• **STATED TASK**
Exclude pictures. Extract exactly the lines from the one that contains "Write a Python" down to the one that contains "import matplotlib.pyplot as plt", both included.

• **SUPPLIED DATA**
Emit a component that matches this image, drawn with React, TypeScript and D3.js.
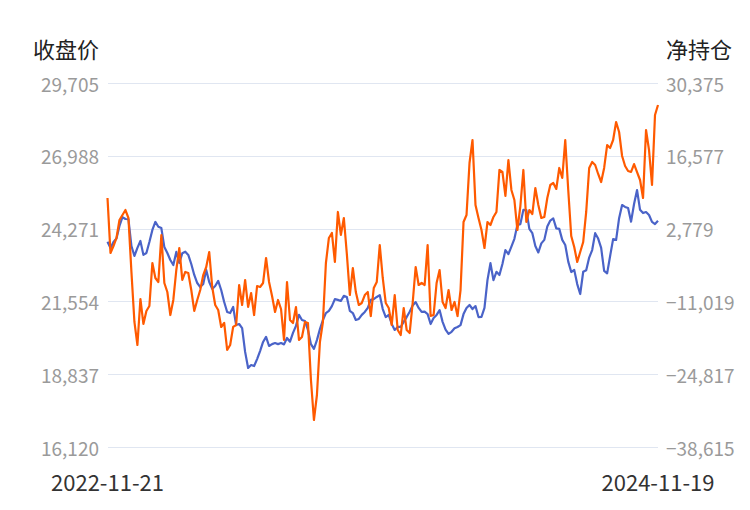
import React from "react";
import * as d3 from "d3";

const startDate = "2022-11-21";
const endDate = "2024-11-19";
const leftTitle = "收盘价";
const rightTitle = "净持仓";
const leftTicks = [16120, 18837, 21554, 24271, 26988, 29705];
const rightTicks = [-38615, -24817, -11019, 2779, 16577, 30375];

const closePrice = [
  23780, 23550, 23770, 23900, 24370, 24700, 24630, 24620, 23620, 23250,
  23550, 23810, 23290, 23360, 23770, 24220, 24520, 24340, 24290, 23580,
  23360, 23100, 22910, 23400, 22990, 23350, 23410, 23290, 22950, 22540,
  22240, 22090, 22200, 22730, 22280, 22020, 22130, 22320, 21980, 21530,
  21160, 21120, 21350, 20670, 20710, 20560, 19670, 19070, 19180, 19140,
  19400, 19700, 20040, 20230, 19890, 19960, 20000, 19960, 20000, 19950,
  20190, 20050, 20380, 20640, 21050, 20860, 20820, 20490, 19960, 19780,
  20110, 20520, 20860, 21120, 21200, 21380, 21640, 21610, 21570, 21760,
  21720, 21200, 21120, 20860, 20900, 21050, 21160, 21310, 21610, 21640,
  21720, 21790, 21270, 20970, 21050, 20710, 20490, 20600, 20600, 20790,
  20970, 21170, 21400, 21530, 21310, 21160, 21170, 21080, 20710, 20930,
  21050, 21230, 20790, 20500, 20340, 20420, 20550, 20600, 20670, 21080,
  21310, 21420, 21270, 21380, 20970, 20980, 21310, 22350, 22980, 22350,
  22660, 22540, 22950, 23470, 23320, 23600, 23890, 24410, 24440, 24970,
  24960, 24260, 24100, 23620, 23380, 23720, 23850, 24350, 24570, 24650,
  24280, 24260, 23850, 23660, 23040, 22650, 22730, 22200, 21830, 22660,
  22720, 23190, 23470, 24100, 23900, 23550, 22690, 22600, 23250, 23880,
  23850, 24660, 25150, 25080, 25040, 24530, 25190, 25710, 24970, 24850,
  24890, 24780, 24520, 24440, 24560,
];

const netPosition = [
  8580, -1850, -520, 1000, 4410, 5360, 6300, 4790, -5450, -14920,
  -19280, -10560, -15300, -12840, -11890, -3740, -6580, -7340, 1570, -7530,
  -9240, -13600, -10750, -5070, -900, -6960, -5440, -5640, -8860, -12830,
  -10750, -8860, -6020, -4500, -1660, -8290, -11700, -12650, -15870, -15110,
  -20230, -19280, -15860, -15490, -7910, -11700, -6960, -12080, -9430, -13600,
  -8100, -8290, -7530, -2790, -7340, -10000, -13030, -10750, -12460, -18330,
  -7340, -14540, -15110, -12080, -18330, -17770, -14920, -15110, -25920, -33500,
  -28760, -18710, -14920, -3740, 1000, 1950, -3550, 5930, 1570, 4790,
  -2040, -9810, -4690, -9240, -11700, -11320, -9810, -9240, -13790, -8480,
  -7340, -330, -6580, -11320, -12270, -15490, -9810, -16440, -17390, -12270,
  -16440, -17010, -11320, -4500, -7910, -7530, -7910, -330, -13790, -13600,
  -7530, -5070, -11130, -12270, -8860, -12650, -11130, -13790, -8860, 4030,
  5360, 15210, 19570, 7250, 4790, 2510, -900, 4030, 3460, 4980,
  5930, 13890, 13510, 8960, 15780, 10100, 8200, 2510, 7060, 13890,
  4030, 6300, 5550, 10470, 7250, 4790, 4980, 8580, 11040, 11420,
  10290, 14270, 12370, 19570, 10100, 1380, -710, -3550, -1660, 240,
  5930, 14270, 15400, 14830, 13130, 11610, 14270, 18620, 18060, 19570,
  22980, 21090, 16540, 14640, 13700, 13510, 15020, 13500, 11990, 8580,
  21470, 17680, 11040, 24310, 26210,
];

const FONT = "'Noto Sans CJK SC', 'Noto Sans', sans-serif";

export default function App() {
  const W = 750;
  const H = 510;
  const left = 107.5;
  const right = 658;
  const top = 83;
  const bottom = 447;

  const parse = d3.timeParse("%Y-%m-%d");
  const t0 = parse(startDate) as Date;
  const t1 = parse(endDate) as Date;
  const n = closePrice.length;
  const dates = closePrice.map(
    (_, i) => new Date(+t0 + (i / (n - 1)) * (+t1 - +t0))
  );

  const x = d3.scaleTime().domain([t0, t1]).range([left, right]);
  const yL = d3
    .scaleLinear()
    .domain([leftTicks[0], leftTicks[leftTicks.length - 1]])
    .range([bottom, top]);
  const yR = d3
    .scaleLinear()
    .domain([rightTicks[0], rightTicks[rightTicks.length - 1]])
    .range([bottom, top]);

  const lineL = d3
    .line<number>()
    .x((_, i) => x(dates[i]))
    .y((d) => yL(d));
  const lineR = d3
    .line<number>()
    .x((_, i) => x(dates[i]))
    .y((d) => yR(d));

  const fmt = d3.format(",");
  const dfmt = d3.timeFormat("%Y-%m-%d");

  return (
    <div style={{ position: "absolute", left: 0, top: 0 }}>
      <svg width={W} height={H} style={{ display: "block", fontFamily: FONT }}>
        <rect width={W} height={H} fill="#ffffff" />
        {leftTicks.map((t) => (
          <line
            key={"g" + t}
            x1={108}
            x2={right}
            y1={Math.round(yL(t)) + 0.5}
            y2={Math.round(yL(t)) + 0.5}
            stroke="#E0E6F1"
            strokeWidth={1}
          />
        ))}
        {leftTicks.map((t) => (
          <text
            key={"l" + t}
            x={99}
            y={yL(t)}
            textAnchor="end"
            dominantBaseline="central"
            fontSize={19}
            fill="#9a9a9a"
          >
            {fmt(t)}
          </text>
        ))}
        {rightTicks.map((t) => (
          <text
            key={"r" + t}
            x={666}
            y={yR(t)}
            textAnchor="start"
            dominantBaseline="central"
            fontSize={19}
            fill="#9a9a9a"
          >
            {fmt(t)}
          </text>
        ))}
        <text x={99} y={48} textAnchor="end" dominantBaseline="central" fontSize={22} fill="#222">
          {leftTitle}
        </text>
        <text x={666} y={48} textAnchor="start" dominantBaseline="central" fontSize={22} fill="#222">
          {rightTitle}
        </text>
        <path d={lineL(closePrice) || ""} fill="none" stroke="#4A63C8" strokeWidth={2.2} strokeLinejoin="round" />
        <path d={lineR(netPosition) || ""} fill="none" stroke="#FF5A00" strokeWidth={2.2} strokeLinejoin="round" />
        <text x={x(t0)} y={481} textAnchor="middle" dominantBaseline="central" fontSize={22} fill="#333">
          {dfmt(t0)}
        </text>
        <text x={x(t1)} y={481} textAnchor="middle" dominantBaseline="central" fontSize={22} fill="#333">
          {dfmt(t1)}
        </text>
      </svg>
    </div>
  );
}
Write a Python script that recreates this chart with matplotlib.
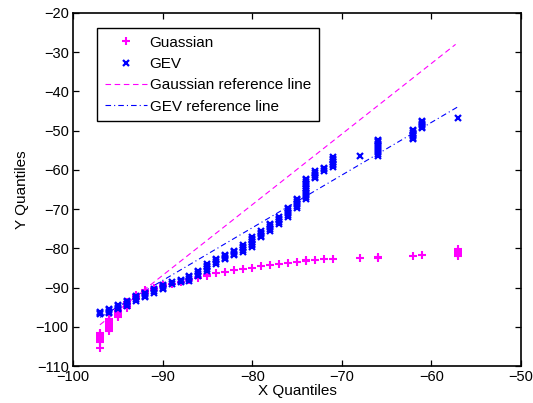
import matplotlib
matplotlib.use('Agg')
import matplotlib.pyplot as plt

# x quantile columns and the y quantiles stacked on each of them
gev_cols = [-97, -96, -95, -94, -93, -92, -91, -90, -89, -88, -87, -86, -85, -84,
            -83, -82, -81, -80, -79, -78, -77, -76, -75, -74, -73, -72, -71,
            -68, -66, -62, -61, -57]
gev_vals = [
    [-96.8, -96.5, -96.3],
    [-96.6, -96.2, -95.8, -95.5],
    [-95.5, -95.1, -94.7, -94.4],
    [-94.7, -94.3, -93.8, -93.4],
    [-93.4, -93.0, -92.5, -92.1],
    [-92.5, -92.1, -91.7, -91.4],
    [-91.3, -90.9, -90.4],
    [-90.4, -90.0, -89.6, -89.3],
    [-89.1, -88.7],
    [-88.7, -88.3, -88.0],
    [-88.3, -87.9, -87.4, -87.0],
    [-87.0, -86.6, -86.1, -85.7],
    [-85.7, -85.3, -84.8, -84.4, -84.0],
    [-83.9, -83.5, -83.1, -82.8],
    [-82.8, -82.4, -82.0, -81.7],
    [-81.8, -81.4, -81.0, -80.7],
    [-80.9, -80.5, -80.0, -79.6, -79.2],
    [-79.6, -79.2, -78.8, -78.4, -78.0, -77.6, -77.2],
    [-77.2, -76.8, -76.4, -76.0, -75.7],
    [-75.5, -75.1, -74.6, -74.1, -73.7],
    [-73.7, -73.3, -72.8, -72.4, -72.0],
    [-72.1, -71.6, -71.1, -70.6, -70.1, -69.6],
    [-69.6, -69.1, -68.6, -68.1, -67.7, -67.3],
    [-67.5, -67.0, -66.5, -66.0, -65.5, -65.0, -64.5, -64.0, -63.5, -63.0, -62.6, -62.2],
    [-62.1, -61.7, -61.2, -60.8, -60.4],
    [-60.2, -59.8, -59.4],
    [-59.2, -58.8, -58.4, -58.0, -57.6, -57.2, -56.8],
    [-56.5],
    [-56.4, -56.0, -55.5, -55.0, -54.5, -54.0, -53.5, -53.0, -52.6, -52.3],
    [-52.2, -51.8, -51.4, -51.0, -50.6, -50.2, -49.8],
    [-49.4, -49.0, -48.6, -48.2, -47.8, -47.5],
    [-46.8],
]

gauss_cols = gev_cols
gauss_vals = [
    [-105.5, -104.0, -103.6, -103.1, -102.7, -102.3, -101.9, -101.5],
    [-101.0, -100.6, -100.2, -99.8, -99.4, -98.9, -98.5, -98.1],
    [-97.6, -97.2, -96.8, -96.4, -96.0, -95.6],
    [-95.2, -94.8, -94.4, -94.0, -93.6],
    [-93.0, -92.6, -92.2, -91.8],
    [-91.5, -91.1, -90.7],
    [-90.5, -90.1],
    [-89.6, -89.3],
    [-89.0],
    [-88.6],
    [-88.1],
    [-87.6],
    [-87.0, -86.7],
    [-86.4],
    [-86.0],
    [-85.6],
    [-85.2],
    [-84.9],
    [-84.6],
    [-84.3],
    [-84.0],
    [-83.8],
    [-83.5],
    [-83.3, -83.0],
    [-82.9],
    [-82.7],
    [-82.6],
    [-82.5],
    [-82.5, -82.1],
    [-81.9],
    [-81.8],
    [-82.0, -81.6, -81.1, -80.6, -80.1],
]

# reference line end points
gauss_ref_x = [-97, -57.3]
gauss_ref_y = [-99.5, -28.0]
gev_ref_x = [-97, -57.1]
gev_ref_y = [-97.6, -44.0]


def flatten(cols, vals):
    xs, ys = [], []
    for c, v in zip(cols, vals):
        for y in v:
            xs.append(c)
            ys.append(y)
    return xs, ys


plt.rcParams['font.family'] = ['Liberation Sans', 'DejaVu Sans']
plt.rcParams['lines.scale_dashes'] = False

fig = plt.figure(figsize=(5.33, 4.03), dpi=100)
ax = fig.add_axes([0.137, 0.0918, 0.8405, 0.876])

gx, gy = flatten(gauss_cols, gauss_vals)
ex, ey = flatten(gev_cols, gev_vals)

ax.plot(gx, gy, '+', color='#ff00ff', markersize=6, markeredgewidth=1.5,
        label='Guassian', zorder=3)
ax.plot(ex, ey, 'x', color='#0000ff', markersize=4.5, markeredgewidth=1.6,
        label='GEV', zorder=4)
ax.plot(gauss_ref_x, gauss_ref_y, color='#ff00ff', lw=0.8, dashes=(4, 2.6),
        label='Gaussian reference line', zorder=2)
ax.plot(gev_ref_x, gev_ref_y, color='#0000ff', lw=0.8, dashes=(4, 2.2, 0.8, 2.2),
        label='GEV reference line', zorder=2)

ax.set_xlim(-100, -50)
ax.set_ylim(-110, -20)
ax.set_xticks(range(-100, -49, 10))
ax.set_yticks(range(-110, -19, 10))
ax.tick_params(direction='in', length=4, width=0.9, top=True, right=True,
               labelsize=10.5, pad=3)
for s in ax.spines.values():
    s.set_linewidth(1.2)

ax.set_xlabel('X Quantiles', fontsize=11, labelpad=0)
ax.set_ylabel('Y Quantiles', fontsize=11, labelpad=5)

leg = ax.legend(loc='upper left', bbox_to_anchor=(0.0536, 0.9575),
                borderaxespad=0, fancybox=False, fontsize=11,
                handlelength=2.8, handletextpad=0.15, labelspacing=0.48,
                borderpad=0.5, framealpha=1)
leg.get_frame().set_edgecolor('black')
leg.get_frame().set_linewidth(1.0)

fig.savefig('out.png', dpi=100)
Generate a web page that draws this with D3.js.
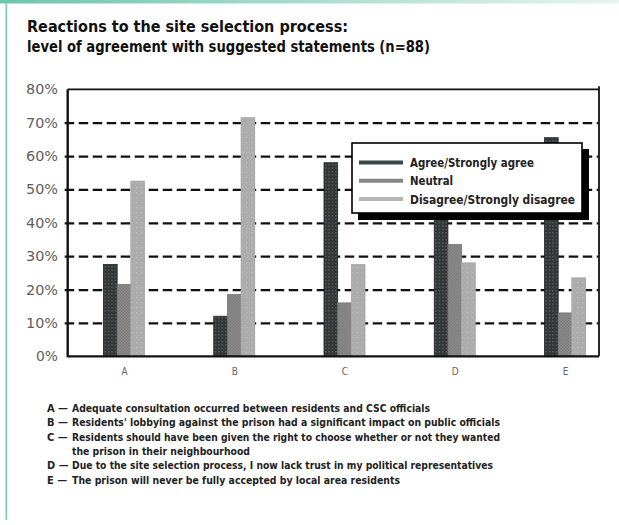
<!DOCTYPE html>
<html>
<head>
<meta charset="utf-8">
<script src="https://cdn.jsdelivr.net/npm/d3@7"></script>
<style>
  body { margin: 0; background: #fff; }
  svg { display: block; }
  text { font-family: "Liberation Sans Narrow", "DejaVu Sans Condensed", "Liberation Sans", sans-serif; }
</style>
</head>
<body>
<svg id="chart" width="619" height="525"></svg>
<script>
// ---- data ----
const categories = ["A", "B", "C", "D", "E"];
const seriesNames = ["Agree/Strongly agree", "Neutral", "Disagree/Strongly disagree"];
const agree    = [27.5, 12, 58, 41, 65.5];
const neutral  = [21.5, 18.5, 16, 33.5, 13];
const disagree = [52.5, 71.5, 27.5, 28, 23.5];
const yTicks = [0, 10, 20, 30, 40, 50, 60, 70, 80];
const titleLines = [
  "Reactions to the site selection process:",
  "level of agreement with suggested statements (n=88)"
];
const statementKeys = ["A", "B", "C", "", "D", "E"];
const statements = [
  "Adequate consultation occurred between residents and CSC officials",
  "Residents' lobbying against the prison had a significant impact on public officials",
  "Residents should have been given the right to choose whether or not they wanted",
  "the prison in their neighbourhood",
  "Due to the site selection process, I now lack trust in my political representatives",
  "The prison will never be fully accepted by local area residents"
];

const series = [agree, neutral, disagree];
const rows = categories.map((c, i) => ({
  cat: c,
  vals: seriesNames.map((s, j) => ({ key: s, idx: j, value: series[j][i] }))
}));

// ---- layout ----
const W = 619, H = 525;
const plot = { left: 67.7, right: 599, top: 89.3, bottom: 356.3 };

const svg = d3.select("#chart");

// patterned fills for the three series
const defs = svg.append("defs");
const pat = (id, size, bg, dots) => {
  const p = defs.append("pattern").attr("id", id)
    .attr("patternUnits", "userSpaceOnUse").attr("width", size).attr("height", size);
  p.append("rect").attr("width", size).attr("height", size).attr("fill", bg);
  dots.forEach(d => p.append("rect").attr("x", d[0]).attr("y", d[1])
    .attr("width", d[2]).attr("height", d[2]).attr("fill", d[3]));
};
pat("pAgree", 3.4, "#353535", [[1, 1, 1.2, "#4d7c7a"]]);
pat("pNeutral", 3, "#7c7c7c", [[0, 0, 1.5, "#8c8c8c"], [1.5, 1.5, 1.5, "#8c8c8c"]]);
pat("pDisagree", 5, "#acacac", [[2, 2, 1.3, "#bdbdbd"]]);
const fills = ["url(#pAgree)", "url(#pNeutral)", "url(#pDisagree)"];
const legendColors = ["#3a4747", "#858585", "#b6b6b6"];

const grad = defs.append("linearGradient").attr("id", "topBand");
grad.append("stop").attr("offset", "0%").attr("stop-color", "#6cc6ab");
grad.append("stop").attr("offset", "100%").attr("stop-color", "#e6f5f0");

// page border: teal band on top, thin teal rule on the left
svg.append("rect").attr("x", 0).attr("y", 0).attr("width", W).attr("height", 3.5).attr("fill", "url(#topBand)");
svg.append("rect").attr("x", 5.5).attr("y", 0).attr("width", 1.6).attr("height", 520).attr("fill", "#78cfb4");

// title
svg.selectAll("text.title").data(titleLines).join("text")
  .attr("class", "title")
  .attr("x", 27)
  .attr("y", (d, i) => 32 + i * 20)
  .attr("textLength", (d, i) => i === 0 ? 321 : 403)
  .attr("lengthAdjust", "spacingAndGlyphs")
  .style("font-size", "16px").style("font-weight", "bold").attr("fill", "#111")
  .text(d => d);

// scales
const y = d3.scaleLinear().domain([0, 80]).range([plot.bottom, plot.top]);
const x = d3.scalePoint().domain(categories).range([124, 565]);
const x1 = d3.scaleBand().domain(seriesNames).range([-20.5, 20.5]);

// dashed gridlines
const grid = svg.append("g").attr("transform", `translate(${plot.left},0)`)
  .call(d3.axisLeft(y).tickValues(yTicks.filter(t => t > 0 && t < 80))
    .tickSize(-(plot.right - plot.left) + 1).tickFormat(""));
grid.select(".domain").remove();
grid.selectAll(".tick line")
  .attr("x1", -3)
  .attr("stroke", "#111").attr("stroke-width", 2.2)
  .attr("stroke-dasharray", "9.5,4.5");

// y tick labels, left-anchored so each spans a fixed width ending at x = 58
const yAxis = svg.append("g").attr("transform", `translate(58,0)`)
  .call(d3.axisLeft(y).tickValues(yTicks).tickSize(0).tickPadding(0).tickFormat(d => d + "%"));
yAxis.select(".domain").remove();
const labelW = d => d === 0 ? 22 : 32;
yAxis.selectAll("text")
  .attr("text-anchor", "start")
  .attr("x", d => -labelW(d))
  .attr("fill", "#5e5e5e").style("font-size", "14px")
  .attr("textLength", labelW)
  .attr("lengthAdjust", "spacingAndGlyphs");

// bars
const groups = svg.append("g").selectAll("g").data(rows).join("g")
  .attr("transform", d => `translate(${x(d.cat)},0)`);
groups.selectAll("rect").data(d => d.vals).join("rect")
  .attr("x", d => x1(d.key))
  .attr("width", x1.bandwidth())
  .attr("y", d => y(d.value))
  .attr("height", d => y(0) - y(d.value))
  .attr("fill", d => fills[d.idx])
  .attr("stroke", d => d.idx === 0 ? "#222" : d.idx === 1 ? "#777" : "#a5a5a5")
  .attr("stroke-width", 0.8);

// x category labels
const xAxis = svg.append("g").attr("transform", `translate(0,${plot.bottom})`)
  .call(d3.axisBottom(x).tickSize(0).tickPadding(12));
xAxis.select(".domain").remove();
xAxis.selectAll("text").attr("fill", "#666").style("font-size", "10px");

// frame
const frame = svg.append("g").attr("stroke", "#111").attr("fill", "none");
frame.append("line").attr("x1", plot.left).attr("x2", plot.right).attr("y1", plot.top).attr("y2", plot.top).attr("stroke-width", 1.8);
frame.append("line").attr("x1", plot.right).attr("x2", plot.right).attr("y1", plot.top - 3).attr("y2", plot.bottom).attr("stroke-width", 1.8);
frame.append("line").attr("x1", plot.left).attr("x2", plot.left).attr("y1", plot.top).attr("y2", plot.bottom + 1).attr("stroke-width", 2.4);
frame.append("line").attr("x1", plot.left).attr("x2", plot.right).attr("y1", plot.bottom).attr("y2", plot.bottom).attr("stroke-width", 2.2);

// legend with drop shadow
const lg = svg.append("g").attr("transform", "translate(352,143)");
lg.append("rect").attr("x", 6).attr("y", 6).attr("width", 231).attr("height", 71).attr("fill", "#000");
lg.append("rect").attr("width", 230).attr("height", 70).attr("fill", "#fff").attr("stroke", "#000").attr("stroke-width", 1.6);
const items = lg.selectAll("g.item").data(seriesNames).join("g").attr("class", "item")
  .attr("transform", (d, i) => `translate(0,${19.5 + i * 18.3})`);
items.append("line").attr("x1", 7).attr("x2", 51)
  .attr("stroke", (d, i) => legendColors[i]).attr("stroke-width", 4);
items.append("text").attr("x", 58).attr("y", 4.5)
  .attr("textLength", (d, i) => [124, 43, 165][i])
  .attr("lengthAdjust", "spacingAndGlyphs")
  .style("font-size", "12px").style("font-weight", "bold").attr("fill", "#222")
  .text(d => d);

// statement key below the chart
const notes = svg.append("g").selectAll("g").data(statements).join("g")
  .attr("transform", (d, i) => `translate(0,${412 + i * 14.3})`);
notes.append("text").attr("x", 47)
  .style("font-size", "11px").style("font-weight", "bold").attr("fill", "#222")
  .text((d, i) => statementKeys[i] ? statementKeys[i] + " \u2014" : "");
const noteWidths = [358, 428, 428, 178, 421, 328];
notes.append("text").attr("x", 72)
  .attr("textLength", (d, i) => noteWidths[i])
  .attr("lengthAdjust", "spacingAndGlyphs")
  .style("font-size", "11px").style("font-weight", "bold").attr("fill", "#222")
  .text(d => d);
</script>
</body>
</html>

• **SOLVED EXERCISE**
Write a Python script that recreates this chart with matplotlib.
import matplotlib
matplotlib.use('Agg')
import matplotlib.pyplot as plt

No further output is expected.